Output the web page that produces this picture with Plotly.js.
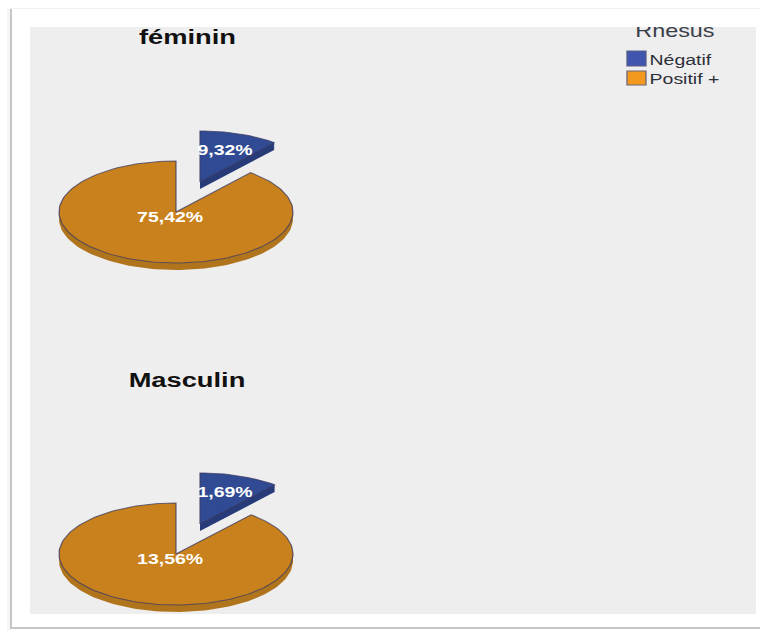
<!DOCTYPE html>
<html>
<head>
<meta charset="utf-8">
<script src="https://cdn.plot.ly/plotly-3.0.1.min.js"></script>
<style>
  html, body { margin: 0; padding: 0; background: #fff; overflow: hidden; }
  #wrap { position: relative; width: 760px; height: 631px; overflow: hidden; }
  /* The export is widened horizontally, text included */
  #chart { position: absolute; left: 0; top: 0; width: 585px; height: 631px;
           transform: scaleX(1.2991); transform-origin: 0 0; }
  #strip { position: absolute; left: 30px; top: 10px; width: 727px; height: 17px; background: #fff; }
</style>
</head>
<body>
<div id="wrap">
  <div id="chart"></div>
  <div id="strip"></div>
</div>
<script>
// Rhesus share by sex
const sexes = ['féminin', 'Masculin'];
const rhesusLevels = ['Négatif', 'Positif +'];
const negatifValues = [9.32, 1.69];
const positifValues = [75.42, 13.56];
const legendTitle = 'Rhesus';

const topColors = ['#304a94', '#c8811c'];
const sideColors = ['#263b78', '#b0741d'];
const swatchColors = ['#3f55ae', '#f39a1e'];
const edgeColor = 'rgba(60,60,100,0.75)';

const W = 760, H = 631, SPLIT = 316;
const RX = 117, RY = 51;
const pieCentres = [212, 554];   // page y of each pie centre
const CX = 176;
const explode = { x: 24 / RX, y: 30 / RY };
const depth = 7 / RY;

const fmt = v => v.toFixed(2).replace('.', ',') + '%';

// Outline of a slice between two clockwise angles measured from 12 o'clock
function wedge(a0, a1, dx, dy) {
  const xs = [dx], ys = [dy];
  const n = Math.max(8, Math.round((a1 - a0) / (Math.PI / 90)));
  for (let i = 0; i <= n; i++) {
    const t = a0 + (a1 - a0) * i / n;
    xs.push(dx + Math.sin(t));
    ys.push(dy + Math.cos(t));
  }
  xs.push(dx); ys.push(dy);
  return { xs, ys };
}

// Stacked copies below the slice give the extruded rim
function rim(a0, a1, dx, dy) {
  const xs = [], ys = [];
  for (let k = 1; k <= 10; k++) {
    const w = wedge(a0, a1, dx, dy - depth * k / 10);
    xs.push(...w.xs, null);
    ys.push(...w.ys, null);
  }
  return { xs, ys };
}

const traces = [];
sexes.forEach((sex, i) => {
  const axisX = i === 0 ? 'x' : 'x2';
  const axisY = i === 0 ? 'y' : 'y2';
  const total = negatifValues[i] + positifValues[i];
  const split = 2 * Math.PI * negatifValues[i] / total;
  const parts = [
    { a0: 0, a1: split, dx: explode.x, dy: explode.y, lx: 0.419, ly: 1.2, v: negatifValues[i], c: 0 },
    { a0: split, a1: 2 * Math.PI, dx: 0, dy: 0, lx: -0.05, ly: -0.12, v: positifValues[i], c: 1 }
  ];
  parts.forEach(p => {
    const r = rim(p.a0, p.a1, p.dx, p.dy);
    traces.push({
      x: r.xs, y: r.ys, xaxis: axisX, yaxis: axisY, mode: 'lines', fill: 'toself',
      fillcolor: sideColors[p.c], line: { width: 0, color: sideColors[p.c] },
      hoverinfo: 'skip', showlegend: false
    });
    const f = wedge(p.a0, p.a1, p.dx, p.dy);
    traces.push({
      x: f.xs, y: f.ys, xaxis: axisX, yaxis: axisY, mode: 'lines', fill: 'toself',
      fillcolor: topColors[p.c], line: { width: 1, color: edgeColor },
      name: sex + ' – ' + rhesusLevels[p.c], hoverinfo: 'name', showlegend: false
    });
  });
  parts.forEach(p => {
    traces.push({
      x: [p.lx], y: [p.ly], xaxis: axisX, yaxis: axisY, mode: 'text',
      text: [fmt(p.v)], textposition: 'middle center', cliponaxis: false,
      textfont: { family: 'Liberation Sans', size: 15, color: '#ffffff', weight: 700 },
      hoverinfo: 'skip', showlegend: false
    });
  });
});

// Each pie gets axes that map the unit circle to a flattened ellipse
function xRange() { return [(0 - CX) / RX, (W - CX) / RX]; }
function yRange(centre, top, bottom) { return [(centre - bottom) / RY, (centre - top) / RY]; }
const hidden = { visible: false, fixedrange: true };

const px = v => v / W, py = v => 1 - v / H;

const annotations = [
  { text: sexes[0], x: px(188), y: py(36), font: { size: 21, color: '#111111', weight: 700 } },
  { text: sexes[1], x: px(187.5), y: py(379), font: { size: 21, color: '#111111', weight: 700 } },
  { text: legendTitle, x: px(675), y: py(31), font: { size: 18, color: '#3a3f4a' } },
  { text: rhesusLevels[0], x: px(647), y: py(60), xanchor: 'left', font: { size: 15, color: '#2c2f38' } },
  { text: rhesusLevels[1], x: px(647), y: py(78), xanchor: 'left', font: { size: 15, color: '#2c2f38' } }
].map(a => Object.assign({ xref: 'paper', yref: 'paper', showarrow: false, xanchor: 'center', yanchor: 'middle' }, a));

function rect(x0, y0, x1, y1, fill, lineColor) {
  return { type: 'rect', xref: 'paper', yref: 'paper', layer: 'below',
    x0: px(x0), x1: px(x1), y0: py(y0), y1: py(y1),
    fillcolor: fill, line: { width: lineColor ? 1 : 0, color: lineColor || fill } };
}

const shapes = [
  rect(7, 9, 11, 631, '#f6f6f6'),            // soft shadow left of the frame
  rect(10, 8, 760, 9, '#f1f1f1'),            // faint top edge
  rect(10, 9, 12, 629, '#c6c6c6'),           // left edge of the frame
  rect(10, 627, 760, 629, '#c6c6c6'),        // bottom edge of the frame
  rect(30, 27, 756, 614, '#eeeeee'),         // plot panel
  Object.assign(rect(627, 51, 646, 66, swatchColors[0], '#5a5f86'), { layer: 'above' }),
  Object.assign(rect(627, 71, 646, 85, swatchColors[1], '#6b6577'), { layer: 'above' })
];

const layout = {
  width: 585, height: 631,
  margin: { l: 0, r: 0, t: 0, b: 0 },
  paper_bgcolor: '#ffffff',
  plot_bgcolor: 'rgba(0,0,0,0)',
  showlegend: false,
  font: { family: 'Liberation Sans' },
  xaxis: Object.assign({ range: xRange(), domain: [0, 1] }, hidden),
  yaxis: Object.assign({ range: yRange(pieCentres[0], 0, SPLIT), domain: [1 - SPLIT / H, 1] }, hidden),
  xaxis2: Object.assign({ range: xRange(), domain: [0, 1], anchor: 'y2' }, hidden),
  yaxis2: Object.assign({ range: yRange(pieCentres[1], SPLIT, H), domain: [0, 1 - SPLIT / H], anchor: 'x2' }, hidden),
  annotations, shapes
};

Plotly.newPlot('chart', traces, layout, { displayModeBar: false, staticPlot: true });
</script>
</body>
</html>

» What the task asks
Everything from the first line to the line with "const fmt = v" must be repeated exactly, and nothing else. Leave the pictures out.

» Full solution
Output the web page that produces this picture with Plotly.js.
<!DOCTYPE html>
<html>
<head>
<meta charset="utf-8">
<script src="https://cdn.plot.ly/plotly-3.0.1.min.js"></script>
<style>
  html, body { margin: 0; padding: 0; background: #fff; overflow: hidden; }
  #wrap { position: relative; width: 760px; height: 631px; overflow: hidden; }
  /* The export is widened horizontally, text included */
  #chart { position: absolute; left: 0; top: 0; width: 585px; height: 631px;
           transform: scaleX(1.2991); transform-origin: 0 0; }
  #strip { position: absolute; left: 30px; top: 10px; width: 727px; height: 17px; background: #fff; }
</style>
</head>
<body>
<div id="wrap">
  <div id="chart"></div>
  <div id="strip"></div>
</div>
<script>
// Rhesus share by sex
const sexes = ['féminin', 'Masculin'];
const rhesusLevels = ['Négatif', 'Positif +'];
const negatifValues = [9.32, 1.69];
const positifValues = [75.42, 13.56];
const legendTitle = 'Rhesus';

const topColors = ['#304a94', '#c8811c'];
const sideColors = ['#263b78', '#b0741d'];
const swatchColors = ['#3f55ae', '#f39a1e'];
const edgeColor = 'rgba(60,60,100,0.75)';

const W = 760, H = 631, SPLIT = 316;
const RX = 117, RY = 51;
const pieCentres = [212, 554];   // page y of each pie centre
const CX = 176;
const explode = { x: 24 / RX, y: 30 / RY };
const depth = 7 / RY;

const fmt = v => v.toFixed(2).replace('.', ',') + '%';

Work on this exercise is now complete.